What do the toxins from arrow-poison frogs, puffer fish and scorpions have in common with drugs against epilepsy? The answer is that they all affect the ability of nerves to transmit electrical impulses by affecting the ion channels in nerves. Ion channels are small openings in the cell membrane of nerves that open and close like doors, in order to allow electrically charged ions to enter or exit. When enough ions have flowed into the nerve cell, an electrical impulse is released and transmitted along the nerve. Sometimes, however, it becomes far too easy for an electrical impulse to be released. Increased electrical excitability of nerves lies behind such conditions as epileptic seizures, disturbances in heart rhythm, and the experience of pain.

The anti-epileptic medication currently in use, and the animal toxins mentioned above, reduce electrical excitability by closing a certain type of ion channel. All such previously known molecules bind to locations at the ion channel itself. These binding sites are generally surrounded by water. In contrast, the cell membrane that the ion channel passes through is built from a bilayer of lipids, which are a form of fat that repels water-soluble substances.

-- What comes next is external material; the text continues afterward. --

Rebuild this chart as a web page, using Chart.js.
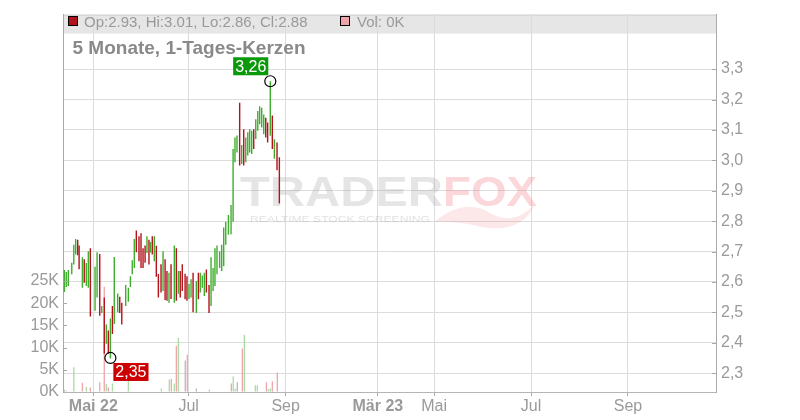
<!DOCTYPE html>
<html><head><meta charset="utf-8">
<script src="https://cdn.jsdelivr.net/npm/chart.js@4.4.0/dist/chart.umd.min.js"></script>
<style>html,body{margin:0;padding:0;background:#fff}#wrap{width:800px;height:420px}</style>
</head><body><div id="wrap"><canvas id="c" width="800" height="420"></canvas></div>
<script>
// Candle positions: days since 1 May 2022
const dayPos = [-18.5,-17.3,-16.0,-13.8,-12.5,-11.3,-10.0,-9.1,-7.0,-5.8,-4.5,-3.2,-1.9,1.1,2.4,4.1,5.4,7.0,8.3,9.6,10.9,12.2,13.4,15.6,16.9,18.2,20.7,22.4,23.7,24.9,26.2,27.5,29.2,30.5,31.8,33.1,34.3,35.6,36.5,37.7,39.0,40.3,41.6,43.3,44.6,45.9,47.1,48.4,49.7,51.8,53.1,54.4,55.6,56.9,58.7,59.9,61.2,62.5,63.8,65.9,67.2,68.4,69.7,71.0,72.3,74.0,75.3,76.6,77.8,79.1,80.8,82.1,83.4,84.7,86.4,88.1,89.4,90.6,91.9,93.6,94.9,96.2,97.5,98.8,100.0,101.3,102.6,103.9,105.2,106.4,107.7,109.0,110.3,111.5,113.2,114.5,115.8,117.5,119.0];
const highs = [2.639,2.633,2.639,2.663,2.722,2.741,2.739,2.720,2.681,2.675,2.662,2.701,2.711,2.650,2.698,2.692,2.521,2.549,2.460,2.440,2.480,2.521,2.682,2.562,2.551,2.532,2.590,2.581,2.619,2.671,2.741,2.769,2.750,2.760,2.711,2.720,2.750,2.739,2.731,2.750,2.750,2.719,2.626,2.658,2.701,2.675,2.636,2.630,2.658,2.720,2.711,2.636,2.636,2.658,2.627,2.619,2.593,2.609,2.630,2.603,2.630,2.630,2.621,2.630,2.641,2.590,2.681,2.646,2.711,2.720,2.701,2.722,2.779,2.798,2.820,2.853,3.037,3.075,3.082,3.189,3.050,3.102,3.075,3.092,3.102,3.097,3.102,3.135,3.162,3.178,3.173,3.151,3.140,3.124,3.260,3.147,3.069,3.059,3.010];
const lows = [2.567,2.583,2.587,2.625,2.657,2.690,2.688,2.642,2.581,2.597,2.587,2.581,2.486,2.505,2.549,2.489,2.498,2.364,2.397,2.364,2.348,2.429,2.462,2.500,2.498,2.460,2.521,2.535,2.583,2.625,2.646,2.698,2.668,2.646,2.646,2.663,2.695,2.657,2.697,2.690,2.668,2.617,2.549,2.565,2.570,2.541,2.538,2.532,2.544,2.532,2.538,2.561,2.549,2.570,2.543,2.538,2.544,2.549,2.500,2.498,2.543,2.565,2.581,2.554,2.565,2.498,2.521,2.570,2.587,2.625,2.646,2.636,2.652,2.722,2.755,2.757,2.798,2.994,3.026,2.983,2.988,2.983,2.994,3.016,3.026,3.021,3.037,3.070,3.097,3.119,3.108,3.086,3.075,3.059,3.081,3.037,3.005,2.967,2.858];
const upDay = [1,1,1,1,1,1,0,0,1,0,1,1,0,1,1,0,1,0,1,0,1,0,1,1,0,0,1,1,1,1,1,0,0,0,0,0,1,0,1,0,1,0,0,0,1,0,0,1,0,1,0,1,0,0,0,0,1,1,0,1,0,1,1,1,0,0,1,1,1,1,1,1,1,1,1,1,1,1,1,0,1,0,1,1,1,1,0,1,1,1,1,1,0,0,1,0,1,0,0];

// Volume (thousands)
const volDay = [-18.5,-17.3,-12.5,-7.0,-4.5,-1.9,4.1,7.0,8.3,9.6,12.2,22.4,43.5,48.6,49.9,51.8,53.1,54.4,58.8,60.1,65.9,74.2,88.3,89.5,90.8,92.1,95.3,96.6,103.6,104.9,110.7,111.9,113.2,114.5,117.7];
const volK = [0.5,0.3,5.6,2.1,1.2,1.0,2.2,23.7,1.8,1.0,1.9,3.6,0.8,2.8,3.0,1.9,10.4,12.2,7.1,8.4,0.8,0.5,1.9,3.5,0.8,2.2,9.8,12.9,1.5,1.5,2.2,0.6,0.8,2.4,4.4];
const volKind = ['n','n','g','r','g','r','r','r','g','r','g','g','g','g','r','g','r','g','n','r','n','r','r','g','g','n','r','g','g','g','r','g','g','r','r'];

const priceTicks = [2.3,2.4,2.5,2.6,2.7,2.8,2.9,3.0,3.1,3.2,3.3];
const volTicks = [0,5,10,15,20,25];
const xTickPos = [0,61,123,182,218,280,342];
const xTickLabels = ['Mai 22','Jul','Sep','Mär 23','Mai','Jul','Sep'];
const xTickBold = [true,false,false,true,false,false,false];

const markDay = [113.2, 10.9];
const markPrice = [3.26, 2.35];
const markText = ['3,26','2,35'];

const headerText = 'Op:2.93, Hi:3.01, Lo:2.86, Cl:2.88';
const volText = 'Vol: 0K';
const titleText = '5 Monate, 1-Tages-Kerzen';

const FAM = '"Liberation Sans", Arial, Helvetica, sans-serif';
Chart.defaults.font.family = FAM;

const GREEN = '#3fae2e', RED = '#b3121a';
const volColors = {g:'#a9dca2', r:'#f1a3ab', n:'#b8b8b8'};

const candleData = dayPos.map((d,i)=>({x:d, y:[lows[i], highs[i]]}));
const volData = volDay.map((d,i)=>({x:d, y:volK[i]}));
const markData = markDay.map((d,i)=>({x:d, y:markPrice[i]}));

const deco = {
  id:'deco',
  beforeDraw(chart){
    const ctx = chart.ctx, a = chart.chartArea;
    ctx.save();
    ctx.fillStyle = '#e6e6e6';
    ctx.fillRect(a.left, a.top, a.right - a.left, 19);
    ctx.strokeStyle = '#cfcfcf'; ctx.lineWidth = 1;
    ctx.beginPath(); ctx.moveTo(a.left, a.top + 0.5); ctx.lineTo(a.right, a.top + 0.5); ctx.stroke();
    ctx.restore();
  },
  beforeDatasetsDraw(chart){
    const ctx = chart.ctx;
    ctx.save();
    // watermark
    ctx.font = 'bold 43px ' + FAM;
    ctx.textBaseline = 'alphabetic';
    let w = ctx.measureText('TRADER').width;
    ctx.save(); ctx.translate(240, 206); ctx.scale(203 / w, 1);
    ctx.fillStyle = 'rgba(170,170,170,0.3)'; ctx.fillText('TRADER', 0, 0); ctx.restore();
    w = ctx.measureText('FOX').width;
    ctx.save(); ctx.translate(443, 206); ctx.scale(94 / w, 1);
    ctx.fillStyle = 'rgba(240,110,120,0.28)'; ctx.fillText('FOX', 0, 0); ctx.restore();
    // fox tail swoosh
    ctx.fillStyle = 'rgba(240,110,120,0.16)';
    ctx.beginPath();
    ctx.moveTo(434, 222);
    ctx.quadraticCurveTo(465, 196, 492, 214);
    ctx.quadraticCurveTo(515, 226, 535, 204);
    ctx.quadraticCurveTo(522, 234, 482, 227);
    ctx.quadraticCurveTo(458, 221, 434, 222);
    ctx.fill();
    ctx.font = '9px ' + FAM;
    ctx.fillStyle = 'rgba(170,170,170,0.35)';
    const tag = 'REALTIME STOCK SCREENING';
    w = ctx.measureText(tag).width;
    ctx.save(); ctx.translate(250, 222); ctx.scale(180 / w, 1); ctx.fillText(tag, 0, 0); ctx.restore();
    ctx.restore();
  },
  afterDraw(chart){
    const ctx = chart.ctx, a = chart.chartArea;
    ctx.save();
    // inner tick marks
    ctx.strokeStyle = '#a8a8a8'; ctx.lineWidth = 1;
    const yp = chart.scales.yPrice, yv = chart.scales.yVol;
    priceTicks.forEach(v => { const y = Math.round(yp.getPixelForValue(v)) + 0.5; ctx.beginPath(); ctx.moveTo(a.right - 4, y); ctx.lineTo(a.right, y); ctx.stroke(); });
    volTicks.forEach(v => { if (!v) return; const y = Math.round(yv.getPixelForValue(v)) + 0.5; ctx.beginPath(); ctx.moveTo(a.left, y); ctx.lineTo(a.left + 4, y); ctx.stroke(); });
    // header texts
    ctx.fillStyle = '#b3121a'; ctx.fillRect(68.5, 16.5, 9, 9);
    ctx.strokeStyle = '#000'; ctx.strokeRect(68.5, 16.5, 9, 9);
    ctx.fillStyle = '#f0a3ab'; ctx.fillRect(340.5, 16.5, 9, 9);
    ctx.strokeRect(340.5, 16.5, 9, 9);
    ctx.font = '15px ' + FAM; ctx.fillStyle = '#999'; ctx.textBaseline = 'alphabetic';
    ctx.fillText(headerText, 84, 26.5);
    ctx.fillText(volText, 357, 26.5);
    ctx.font = 'bold 19px ' + FAM; ctx.fillStyle = '#898989';
    ctx.fillText(titleText, 72.5, 54.3);
    // extreme labels
    const meta = chart.getDatasetMeta(0);
    ctx.font = '16px ' + FAM; ctx.textAlign = 'center'; ctx.textBaseline = 'middle';
    meta.data.forEach((pt, i) => {
      const tw = ctx.measureText(markText[i]).width + 4, th = 18;
      let bx, by;
      if (i === 0) { bx = pt.x - 2 - tw; by = pt.y - 6 - th; ctx.fillStyle = '#0a990a'; }
      else { bx = pt.x + 3; by = pt.y + 5; ctx.fillStyle = '#cc0000'; }
      ctx.fillRect(bx, by, tw, th);
      ctx.fillStyle = '#fff';
      ctx.fillText(markText[i], bx + tw / 2, by + th / 2 + 1);
    });
    ctx.restore();
  }
};

new Chart(document.getElementById('c'), {
  type: 'bar',
  data: { datasets: [
    { type:'scatter', data: markData, yAxisID:'yPrice', xAxisID:'x', pointRadius:5.5, pointBorderWidth:1.2,
      borderColor:'#000', pointBorderColor:'#000', backgroundColor:'rgba(0,0,0,0)', pointBackgroundColor:'rgba(0,0,0,0)' },
    { type:'bar', data: candleData, yAxisID:'yPrice', xAxisID:'x', stack:'same', barThickness:1.4, inflateAmount:0,
      borderWidth:0, backgroundColor: upDay.map(u => u ? GREEN : RED) },
    { type:'bar', data: volData, yAxisID:'yVol', xAxisID:'x', stack:'same', barThickness:1.3, inflateAmount:0,
      borderWidth:0, backgroundColor: volKind.map(k => volColors[k]) }
  ]},
  options: {
    responsive:false, animation:false, devicePixelRatio:1, events:[],
    layout:{ padding:{ top:11, left:0, right:0, bottom:0 } },
    plugins:{ legend:{display:false}, tooltip:{enabled:false} },
    scales: {
      x: { type:'linear', min:-19.4, max:398.3, offset:false,
        afterBuildTicks: s => { s.ticks = xTickPos.map(v => ({value:v})); },
        afterFit: s => { s.height = 28; },
        ticks:{ autoSkip:false, maxRotation:0, color:'#9a9a9a', padding:1,
          font: c => ({ family:FAM, size:16, weight: xTickBold[c.index] ? 'bold' : 'normal' }),
          callback: (v, i) => xTickLabels[i] },
        grid:{ color:'#dcdcdc', tickColor:'#aaa', tickLength:4, offset:false },
        border:{ color:'#b5b5b5' } },
      yPrice: { type:'linear', position:'right', min:2.2381, max:3.4792, stacked:false,
        afterBuildTicks: s => { s.ticks = priceTicks.map(v => ({value:v})); },
        afterFit: s => { s.width = 84; },
        ticks:{ color:'#9a9a9a', padding:5, font:{size:16}, callback: v => Number(v).toFixed(1).replace('.', ',') },
        grid:{ color:'#dcdcdc', drawTicks:false },
        border:{ color:'#aaa' } },
      yVol: { type:'linear', position:'left', min:0, max:85, stacked:false,
        afterBuildTicks: s => { s.ticks = volTicks.map(v => ({value:v})); },
        afterFit: s => { s.width = 63; },
        ticks:{ color:'#9a9a9a', padding:4, font:{size:16}, callback: v => v + 'K' },
        grid:{ drawOnChartArea:false, drawTicks:false },
        border:{ color:'#aaa' } }
    }
  },
  plugins:[deco]
});
</script>
</body></html>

“We show that a small molecule is embedded into the lipid bilayer and has direct contact with the ion channel. This is a fundamentally different type of binding site. One interesting question is whether we have naturally occurring molecules in the body that bind to ion channels in the same way. We probably do,” says Fredrik Elinder, professor in the Department of Clinical and Experimental Medicine at Linköping University.

The findings are published in the journal Science Advances and the discovery opens the possibility of designing new types of drugs against conditions such as epilepsy.